There are a thousand paths individuals take to a plant-based diet, and none is better or worse than the next. Mine was driven by one goal: to take back control of the choices I make when I eat. Prepared foods made by someone else have countless unknown ingredients in them, and I was consuming foods, chemicals, and parts of animals that I did not know the origin of nor did I want to know.

A vegan lifestyle seems difficult at first, but I heartily believe that if you choose to cook your own food from scratch ingredients, it can be an exciting adventure that will thrill you beyond your imagination. And so, just as cooking vegan from scratch may seem difficult, so too does cooking an artichoke.
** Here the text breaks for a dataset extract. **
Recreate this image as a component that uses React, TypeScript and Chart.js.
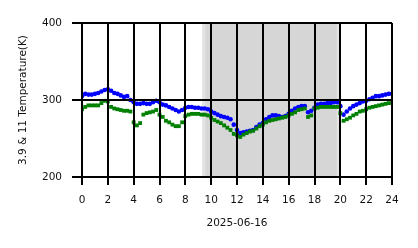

I’m here to prove that wrong.

Roasted Artichoke

Ingredients

  • One large artichoke
  • 2-3 cloves of garlic, depending on your taste
  • 2 tablespoons olive oil
  • 1 tablespoons lemon juice
  • Salt, to taste

Preparation

Preheat your oven to 425 degrees and cover a cookie sheet with aluminum foil.

Hold the artichoke by it’s stem and with a large, sharp knife, cut the top 1/3 of the artichoke off. This part of the artichoke, the pointy ends of the leaves, is completly inedible, so cut without worry. Then, cut the stem of the artichoke off leaving only enough to balance the artichoke facing up, with the purplish leaves inside visible from the top.

With your hands (carefully, in case their are any remaining spiky edges), pull at the leaves so they separate slightly. Then stuff two or three garlic cloves (I prefer three, because garlic is delicious and oh so nutritious!) directly into the center of the purplish leaves. They will stick out a tad, this is perfectly fine.

Next, drizzle about a tablespoon of olive oil on the aluminum foil-covered cookie sheet. Then put the artichoke, garlic side up, in the center of the foil. Drizzle the remaining olive oil over the artichoke itself. Drizzle all of the lemon juice and the salt over the artichoke and garlic. Don’t worry if you make a bit of a mess, it will all be wrapped up in the next step.

Wrap the aluminum foil up and around the artichoke, so it is completely covered. Put the artichoke in the oven and do the dishes (oh wait, there are none, except for the knife and cutting board) for the next hour and fifteen minutes. When your timer goes off or you can’t stand waiting any longer for artichoke-deliciousness, remove the pan from the oven. Carefully–there is extremely hot steam trapped inside–unwrap the foil. The artichoke should look wonderfully roasted and is ready to eat in it’s current state. If this is how you want to enjoy your artichoke, simply remove to a plate and consume.

However, you’ll notice that at the bottom of your foil is a little puddle of oil, lemon, and artichoke juices. I find this liquid amazingly flavorful, and after putting the artichoke on my plate I pour these juices over the leaves for an extra kick. Be warned–this makes your artichoke a bit oilier than before, so have napkins prepared.

If you’ve never eaten an artichoke before, the consumption process may seem a bit strange. But it’s quite simple–pull a leaf from the plant and drag the inside of leaf along your bottom teeth, allowing you to consume all the “meat” of the plant but without actually eating the leaf itself. The outer shell of the leaves are mostly inedible in this state, so you just want the insides anyway. Finally, when you get to the smallest of leaves, use a fork or knife to scrape the “hairs” from the heart of the artichoke and then eat the heart itself. The outer pieces of the stem are edible as well, however they are a bit bitter.

Finally, feel incredibly proud of yourself for cooking your meal from scratch. It was delicious, easy, and guess what? You’re just getting started.